# [Task objective]
Among the lines listed below, count those that include the string "image", and state only the count.

# [Information supplied]

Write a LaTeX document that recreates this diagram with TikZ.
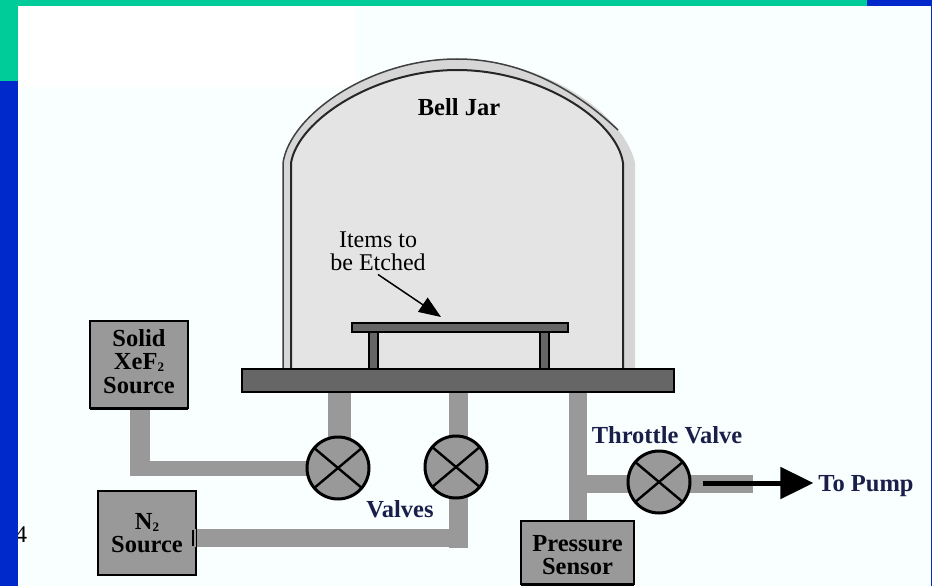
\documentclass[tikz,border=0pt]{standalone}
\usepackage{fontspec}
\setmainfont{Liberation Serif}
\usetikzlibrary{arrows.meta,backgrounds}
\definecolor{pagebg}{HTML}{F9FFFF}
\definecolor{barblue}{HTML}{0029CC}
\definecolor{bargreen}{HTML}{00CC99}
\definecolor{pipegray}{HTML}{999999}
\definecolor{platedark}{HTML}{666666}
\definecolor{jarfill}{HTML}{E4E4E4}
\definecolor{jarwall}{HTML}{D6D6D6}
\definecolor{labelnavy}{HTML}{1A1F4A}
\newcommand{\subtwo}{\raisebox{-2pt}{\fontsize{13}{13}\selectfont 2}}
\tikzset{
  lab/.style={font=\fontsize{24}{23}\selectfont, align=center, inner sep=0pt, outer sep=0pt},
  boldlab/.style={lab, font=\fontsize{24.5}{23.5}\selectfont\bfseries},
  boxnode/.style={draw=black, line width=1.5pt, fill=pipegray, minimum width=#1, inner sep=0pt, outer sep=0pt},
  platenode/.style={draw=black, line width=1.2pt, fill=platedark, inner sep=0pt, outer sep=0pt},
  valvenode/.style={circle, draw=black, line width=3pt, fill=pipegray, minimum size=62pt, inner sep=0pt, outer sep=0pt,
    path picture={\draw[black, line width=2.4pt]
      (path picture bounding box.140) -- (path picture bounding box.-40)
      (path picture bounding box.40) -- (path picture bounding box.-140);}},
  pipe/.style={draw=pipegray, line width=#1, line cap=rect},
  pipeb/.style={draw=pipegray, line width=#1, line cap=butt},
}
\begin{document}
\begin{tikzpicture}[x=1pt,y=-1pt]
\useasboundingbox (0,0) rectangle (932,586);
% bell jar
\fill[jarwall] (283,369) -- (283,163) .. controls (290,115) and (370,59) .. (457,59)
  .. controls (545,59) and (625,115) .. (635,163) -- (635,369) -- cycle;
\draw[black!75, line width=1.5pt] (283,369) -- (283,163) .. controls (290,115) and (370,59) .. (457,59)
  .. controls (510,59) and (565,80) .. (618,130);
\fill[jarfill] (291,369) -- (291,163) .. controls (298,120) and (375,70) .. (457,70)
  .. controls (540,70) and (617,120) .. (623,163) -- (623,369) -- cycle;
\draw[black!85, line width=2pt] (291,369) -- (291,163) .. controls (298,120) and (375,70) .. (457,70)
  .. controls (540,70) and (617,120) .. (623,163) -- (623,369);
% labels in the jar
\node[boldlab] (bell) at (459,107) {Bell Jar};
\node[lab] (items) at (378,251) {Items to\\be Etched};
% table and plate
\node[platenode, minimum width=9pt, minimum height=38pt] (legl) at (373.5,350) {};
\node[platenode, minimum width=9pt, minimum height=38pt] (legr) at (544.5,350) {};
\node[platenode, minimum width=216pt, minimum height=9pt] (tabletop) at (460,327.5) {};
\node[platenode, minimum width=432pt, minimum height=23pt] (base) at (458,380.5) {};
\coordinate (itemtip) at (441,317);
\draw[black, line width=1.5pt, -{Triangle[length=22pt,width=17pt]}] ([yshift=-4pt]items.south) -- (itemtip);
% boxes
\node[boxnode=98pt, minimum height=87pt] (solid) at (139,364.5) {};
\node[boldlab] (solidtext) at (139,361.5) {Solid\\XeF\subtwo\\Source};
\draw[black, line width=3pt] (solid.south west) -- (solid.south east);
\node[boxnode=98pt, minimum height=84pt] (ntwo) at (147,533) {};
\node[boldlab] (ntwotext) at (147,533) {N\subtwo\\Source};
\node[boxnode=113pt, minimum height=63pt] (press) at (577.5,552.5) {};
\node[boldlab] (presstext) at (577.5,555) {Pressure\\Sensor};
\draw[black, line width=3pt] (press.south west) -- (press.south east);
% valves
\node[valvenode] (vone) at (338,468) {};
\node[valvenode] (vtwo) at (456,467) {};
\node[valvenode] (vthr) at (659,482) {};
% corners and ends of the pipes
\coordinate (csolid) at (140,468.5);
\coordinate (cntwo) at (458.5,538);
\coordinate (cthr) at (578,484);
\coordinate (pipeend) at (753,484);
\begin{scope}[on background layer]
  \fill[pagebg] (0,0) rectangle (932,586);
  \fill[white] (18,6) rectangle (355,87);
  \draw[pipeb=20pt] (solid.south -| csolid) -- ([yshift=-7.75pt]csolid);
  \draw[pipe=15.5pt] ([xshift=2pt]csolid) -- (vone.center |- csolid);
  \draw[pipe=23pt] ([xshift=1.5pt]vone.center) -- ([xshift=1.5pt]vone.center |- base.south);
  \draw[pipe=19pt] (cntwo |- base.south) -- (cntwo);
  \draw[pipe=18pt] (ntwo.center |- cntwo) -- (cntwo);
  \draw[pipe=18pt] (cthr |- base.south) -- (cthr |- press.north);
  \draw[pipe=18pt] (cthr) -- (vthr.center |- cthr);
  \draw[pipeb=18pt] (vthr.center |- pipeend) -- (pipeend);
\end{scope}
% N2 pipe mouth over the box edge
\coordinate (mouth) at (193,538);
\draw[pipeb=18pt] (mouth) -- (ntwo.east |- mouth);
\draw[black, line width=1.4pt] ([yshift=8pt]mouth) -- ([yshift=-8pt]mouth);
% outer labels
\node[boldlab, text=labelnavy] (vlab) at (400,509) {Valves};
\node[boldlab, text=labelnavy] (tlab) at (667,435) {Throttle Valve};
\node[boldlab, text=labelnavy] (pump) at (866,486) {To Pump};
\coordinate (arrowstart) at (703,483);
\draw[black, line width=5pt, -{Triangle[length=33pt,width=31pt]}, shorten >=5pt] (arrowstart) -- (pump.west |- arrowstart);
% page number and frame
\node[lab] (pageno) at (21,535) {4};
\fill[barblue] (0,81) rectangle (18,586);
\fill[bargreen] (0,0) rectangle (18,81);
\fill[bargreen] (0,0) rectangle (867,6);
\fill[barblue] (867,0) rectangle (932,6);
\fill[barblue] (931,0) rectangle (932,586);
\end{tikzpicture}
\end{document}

---

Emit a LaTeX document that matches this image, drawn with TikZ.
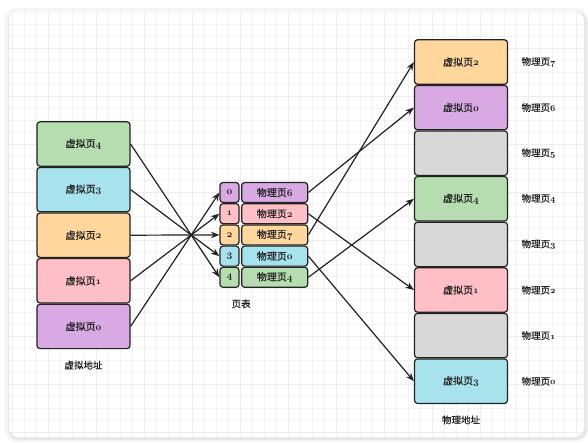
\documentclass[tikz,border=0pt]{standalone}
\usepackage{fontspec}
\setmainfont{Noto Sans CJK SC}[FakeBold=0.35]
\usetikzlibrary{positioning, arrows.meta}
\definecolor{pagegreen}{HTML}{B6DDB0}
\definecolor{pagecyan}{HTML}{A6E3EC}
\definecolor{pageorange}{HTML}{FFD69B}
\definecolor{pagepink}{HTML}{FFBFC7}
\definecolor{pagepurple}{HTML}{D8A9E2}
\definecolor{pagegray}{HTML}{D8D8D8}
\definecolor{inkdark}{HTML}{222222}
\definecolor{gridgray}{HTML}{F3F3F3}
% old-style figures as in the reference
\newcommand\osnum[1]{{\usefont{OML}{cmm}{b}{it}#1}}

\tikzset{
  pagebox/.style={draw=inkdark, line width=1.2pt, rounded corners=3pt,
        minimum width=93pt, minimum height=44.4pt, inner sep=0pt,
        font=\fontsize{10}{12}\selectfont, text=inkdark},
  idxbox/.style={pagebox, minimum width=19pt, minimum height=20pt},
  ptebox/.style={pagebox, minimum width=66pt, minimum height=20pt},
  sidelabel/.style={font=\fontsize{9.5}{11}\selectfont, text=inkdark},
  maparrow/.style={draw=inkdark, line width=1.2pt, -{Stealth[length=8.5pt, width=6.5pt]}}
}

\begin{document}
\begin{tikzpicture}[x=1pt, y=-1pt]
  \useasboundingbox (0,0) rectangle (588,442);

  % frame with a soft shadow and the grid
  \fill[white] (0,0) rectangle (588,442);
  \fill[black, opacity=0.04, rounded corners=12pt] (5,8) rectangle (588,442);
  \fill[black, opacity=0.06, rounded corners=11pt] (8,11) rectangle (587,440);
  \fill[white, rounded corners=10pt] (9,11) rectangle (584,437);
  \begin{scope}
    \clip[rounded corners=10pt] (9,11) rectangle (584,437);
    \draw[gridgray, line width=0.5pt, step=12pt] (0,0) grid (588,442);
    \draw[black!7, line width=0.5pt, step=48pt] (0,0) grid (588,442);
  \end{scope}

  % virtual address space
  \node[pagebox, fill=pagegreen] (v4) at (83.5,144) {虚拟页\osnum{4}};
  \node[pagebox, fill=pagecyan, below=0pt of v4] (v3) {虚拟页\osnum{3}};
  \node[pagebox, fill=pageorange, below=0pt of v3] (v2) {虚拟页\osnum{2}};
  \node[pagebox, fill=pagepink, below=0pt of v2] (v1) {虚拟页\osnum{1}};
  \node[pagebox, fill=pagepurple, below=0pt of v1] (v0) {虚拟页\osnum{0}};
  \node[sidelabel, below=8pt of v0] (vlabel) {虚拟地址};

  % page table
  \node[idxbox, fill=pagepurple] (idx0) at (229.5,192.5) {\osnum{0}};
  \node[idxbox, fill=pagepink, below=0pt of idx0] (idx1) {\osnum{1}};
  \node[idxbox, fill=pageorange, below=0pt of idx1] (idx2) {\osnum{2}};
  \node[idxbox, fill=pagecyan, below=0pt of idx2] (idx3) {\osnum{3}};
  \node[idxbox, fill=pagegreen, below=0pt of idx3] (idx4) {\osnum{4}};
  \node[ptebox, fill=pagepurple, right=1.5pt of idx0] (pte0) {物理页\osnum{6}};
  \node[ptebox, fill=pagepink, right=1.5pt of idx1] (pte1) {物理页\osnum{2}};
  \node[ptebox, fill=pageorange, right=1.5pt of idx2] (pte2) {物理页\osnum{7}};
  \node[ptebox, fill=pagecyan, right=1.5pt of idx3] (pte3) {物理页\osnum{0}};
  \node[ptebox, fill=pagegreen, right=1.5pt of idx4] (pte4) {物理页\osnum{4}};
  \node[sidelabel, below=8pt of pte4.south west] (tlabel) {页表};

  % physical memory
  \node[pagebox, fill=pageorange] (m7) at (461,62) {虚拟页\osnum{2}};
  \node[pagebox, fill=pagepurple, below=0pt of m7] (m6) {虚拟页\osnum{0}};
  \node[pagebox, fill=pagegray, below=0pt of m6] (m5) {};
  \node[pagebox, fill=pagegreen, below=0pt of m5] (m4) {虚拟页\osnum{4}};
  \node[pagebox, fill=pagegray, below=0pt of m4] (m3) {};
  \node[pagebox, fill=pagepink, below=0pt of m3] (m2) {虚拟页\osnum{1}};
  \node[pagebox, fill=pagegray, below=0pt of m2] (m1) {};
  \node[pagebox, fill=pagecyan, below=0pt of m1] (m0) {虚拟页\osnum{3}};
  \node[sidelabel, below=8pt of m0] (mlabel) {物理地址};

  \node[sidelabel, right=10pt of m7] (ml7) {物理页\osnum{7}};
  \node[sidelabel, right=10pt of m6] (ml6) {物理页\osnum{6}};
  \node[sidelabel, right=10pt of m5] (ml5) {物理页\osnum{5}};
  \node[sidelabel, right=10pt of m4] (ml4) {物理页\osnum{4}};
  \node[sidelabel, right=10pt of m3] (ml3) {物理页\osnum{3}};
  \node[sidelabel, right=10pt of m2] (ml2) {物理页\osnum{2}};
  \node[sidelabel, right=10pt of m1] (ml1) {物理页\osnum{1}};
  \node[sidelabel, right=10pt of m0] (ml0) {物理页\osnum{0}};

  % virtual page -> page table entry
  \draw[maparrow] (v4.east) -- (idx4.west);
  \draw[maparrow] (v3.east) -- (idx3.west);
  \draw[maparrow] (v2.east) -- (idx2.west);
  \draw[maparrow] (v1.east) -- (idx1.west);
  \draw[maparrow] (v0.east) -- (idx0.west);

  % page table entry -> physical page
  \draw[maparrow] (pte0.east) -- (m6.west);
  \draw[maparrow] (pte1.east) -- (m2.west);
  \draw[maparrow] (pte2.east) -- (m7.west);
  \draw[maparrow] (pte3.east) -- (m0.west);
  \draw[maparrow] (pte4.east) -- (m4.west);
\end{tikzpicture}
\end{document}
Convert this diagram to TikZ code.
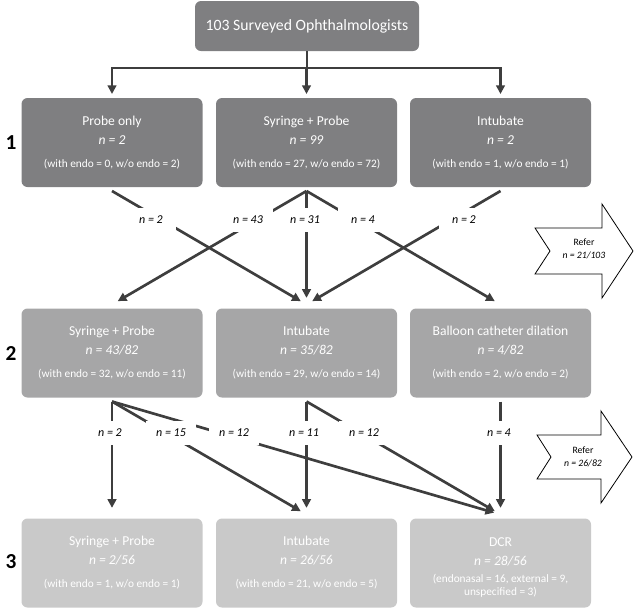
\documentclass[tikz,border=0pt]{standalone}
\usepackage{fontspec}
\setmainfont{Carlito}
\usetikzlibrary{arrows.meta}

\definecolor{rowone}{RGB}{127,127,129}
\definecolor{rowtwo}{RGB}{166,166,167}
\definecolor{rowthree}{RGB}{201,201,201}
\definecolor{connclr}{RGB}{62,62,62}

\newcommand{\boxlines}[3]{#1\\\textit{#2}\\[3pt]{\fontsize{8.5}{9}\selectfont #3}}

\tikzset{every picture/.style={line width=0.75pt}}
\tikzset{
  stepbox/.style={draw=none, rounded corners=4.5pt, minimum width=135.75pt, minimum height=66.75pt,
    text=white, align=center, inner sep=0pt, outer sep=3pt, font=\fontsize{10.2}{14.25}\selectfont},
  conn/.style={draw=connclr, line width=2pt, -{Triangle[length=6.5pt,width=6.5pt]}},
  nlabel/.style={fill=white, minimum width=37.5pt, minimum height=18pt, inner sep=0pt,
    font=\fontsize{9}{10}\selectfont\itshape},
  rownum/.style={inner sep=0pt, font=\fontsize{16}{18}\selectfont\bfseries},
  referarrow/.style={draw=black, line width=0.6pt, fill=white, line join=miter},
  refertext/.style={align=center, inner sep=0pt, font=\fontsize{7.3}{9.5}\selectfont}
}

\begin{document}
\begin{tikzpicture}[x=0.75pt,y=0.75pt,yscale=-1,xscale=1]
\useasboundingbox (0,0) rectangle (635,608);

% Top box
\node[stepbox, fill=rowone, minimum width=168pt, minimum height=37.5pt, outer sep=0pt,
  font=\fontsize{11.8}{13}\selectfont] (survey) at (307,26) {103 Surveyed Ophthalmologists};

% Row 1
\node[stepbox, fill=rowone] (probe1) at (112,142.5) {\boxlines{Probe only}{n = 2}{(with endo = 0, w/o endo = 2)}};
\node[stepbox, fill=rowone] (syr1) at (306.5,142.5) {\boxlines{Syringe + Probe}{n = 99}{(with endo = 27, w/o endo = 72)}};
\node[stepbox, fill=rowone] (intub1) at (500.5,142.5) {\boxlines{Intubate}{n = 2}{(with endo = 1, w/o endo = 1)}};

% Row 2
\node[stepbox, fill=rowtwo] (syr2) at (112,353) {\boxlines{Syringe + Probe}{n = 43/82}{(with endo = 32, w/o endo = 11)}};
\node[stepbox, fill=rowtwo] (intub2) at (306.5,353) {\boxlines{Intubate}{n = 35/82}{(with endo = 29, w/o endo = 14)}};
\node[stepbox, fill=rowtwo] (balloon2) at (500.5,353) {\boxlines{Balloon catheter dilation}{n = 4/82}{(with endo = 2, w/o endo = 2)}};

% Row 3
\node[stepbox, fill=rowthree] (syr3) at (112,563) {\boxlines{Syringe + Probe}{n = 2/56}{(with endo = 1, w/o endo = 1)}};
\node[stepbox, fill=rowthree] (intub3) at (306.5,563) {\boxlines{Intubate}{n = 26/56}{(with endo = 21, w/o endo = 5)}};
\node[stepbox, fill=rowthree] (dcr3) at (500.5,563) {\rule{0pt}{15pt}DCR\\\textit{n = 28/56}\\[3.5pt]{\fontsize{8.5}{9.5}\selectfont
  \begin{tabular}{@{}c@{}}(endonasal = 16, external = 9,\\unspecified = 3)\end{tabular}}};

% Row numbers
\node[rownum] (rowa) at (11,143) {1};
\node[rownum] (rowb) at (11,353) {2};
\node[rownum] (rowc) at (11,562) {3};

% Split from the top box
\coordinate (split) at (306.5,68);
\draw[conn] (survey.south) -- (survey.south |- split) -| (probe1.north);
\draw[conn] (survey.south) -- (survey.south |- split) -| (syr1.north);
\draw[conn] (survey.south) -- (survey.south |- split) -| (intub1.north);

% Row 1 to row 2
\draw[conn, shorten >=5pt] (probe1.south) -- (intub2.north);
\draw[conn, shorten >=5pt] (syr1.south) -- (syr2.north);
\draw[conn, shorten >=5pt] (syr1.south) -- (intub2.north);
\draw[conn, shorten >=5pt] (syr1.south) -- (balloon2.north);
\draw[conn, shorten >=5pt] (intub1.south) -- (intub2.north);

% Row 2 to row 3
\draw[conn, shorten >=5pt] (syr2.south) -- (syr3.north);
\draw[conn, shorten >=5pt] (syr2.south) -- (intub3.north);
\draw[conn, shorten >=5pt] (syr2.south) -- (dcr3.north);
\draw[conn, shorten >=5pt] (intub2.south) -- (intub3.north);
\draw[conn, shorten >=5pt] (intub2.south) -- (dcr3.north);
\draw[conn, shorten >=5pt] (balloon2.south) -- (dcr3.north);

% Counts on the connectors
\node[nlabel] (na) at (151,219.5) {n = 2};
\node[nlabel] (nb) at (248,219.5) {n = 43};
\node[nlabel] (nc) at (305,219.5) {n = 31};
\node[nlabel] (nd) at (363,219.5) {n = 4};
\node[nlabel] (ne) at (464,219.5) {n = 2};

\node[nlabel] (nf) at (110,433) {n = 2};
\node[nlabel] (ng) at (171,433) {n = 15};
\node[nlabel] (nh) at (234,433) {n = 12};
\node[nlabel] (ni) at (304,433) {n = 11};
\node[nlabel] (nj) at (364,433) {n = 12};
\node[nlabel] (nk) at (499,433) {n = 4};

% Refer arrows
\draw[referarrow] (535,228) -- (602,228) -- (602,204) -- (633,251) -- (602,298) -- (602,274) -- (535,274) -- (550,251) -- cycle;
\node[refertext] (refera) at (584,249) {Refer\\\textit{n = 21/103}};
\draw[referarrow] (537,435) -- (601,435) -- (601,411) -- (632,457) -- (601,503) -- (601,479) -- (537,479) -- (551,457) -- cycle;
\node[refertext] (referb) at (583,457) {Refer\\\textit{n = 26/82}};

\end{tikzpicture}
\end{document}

--

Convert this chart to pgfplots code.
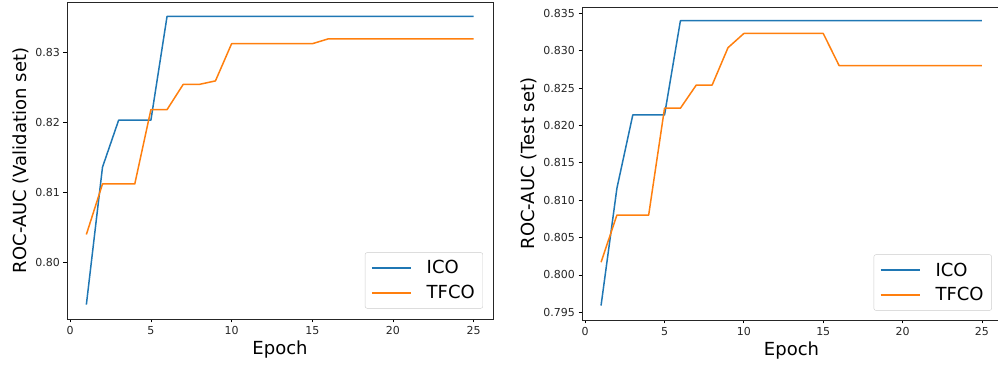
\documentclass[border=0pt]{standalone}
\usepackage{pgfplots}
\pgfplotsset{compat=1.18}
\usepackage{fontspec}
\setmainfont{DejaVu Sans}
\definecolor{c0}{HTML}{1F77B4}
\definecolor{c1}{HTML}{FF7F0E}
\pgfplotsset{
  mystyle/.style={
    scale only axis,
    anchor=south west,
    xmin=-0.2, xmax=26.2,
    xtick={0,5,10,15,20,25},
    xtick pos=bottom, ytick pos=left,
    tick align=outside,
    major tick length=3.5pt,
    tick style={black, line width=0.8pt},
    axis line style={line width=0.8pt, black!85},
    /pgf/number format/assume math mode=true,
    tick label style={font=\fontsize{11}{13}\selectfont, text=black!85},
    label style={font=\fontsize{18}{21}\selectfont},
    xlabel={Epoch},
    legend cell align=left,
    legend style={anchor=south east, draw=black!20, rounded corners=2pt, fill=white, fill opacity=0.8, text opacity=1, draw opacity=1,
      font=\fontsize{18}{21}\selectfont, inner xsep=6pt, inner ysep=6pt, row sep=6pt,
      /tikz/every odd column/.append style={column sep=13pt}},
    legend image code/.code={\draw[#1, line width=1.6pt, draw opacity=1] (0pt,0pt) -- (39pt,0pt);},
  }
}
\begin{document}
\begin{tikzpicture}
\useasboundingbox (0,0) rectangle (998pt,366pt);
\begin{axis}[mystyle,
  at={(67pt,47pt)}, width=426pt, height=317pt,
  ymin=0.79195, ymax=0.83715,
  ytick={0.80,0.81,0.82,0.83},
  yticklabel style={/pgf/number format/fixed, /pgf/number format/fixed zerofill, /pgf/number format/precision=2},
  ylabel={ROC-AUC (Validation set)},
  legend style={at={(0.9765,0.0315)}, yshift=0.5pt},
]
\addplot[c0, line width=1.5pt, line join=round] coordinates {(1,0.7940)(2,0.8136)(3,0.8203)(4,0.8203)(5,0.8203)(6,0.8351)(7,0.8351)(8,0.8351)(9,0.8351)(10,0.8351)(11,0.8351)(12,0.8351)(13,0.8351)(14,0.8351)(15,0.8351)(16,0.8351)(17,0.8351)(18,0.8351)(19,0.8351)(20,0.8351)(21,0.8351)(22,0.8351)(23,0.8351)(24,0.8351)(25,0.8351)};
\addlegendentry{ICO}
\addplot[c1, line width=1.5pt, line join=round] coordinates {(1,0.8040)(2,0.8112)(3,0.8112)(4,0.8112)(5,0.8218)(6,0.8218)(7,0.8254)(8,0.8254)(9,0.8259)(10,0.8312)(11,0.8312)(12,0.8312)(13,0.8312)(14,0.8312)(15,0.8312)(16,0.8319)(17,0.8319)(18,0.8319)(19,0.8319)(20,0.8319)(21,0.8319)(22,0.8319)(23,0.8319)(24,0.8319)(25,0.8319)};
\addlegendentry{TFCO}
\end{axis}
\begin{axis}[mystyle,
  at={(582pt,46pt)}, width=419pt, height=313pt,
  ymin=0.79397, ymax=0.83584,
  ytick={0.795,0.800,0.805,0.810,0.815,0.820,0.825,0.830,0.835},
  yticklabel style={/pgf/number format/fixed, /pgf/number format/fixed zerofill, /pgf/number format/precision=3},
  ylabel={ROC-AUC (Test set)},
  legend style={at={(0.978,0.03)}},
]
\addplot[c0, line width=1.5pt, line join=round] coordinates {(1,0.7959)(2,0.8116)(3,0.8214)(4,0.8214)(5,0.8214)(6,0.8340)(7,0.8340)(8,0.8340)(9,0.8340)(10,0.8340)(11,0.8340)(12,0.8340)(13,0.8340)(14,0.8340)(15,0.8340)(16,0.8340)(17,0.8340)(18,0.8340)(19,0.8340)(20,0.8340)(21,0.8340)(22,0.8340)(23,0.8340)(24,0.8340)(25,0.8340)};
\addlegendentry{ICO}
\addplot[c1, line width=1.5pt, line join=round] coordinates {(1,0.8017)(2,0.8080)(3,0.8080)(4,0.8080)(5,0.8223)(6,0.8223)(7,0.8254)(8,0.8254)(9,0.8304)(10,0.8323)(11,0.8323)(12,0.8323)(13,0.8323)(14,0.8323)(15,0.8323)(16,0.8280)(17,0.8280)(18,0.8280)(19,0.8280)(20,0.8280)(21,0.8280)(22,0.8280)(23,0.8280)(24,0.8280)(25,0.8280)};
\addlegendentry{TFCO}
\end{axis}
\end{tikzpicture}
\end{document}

# [Solution for this task]
2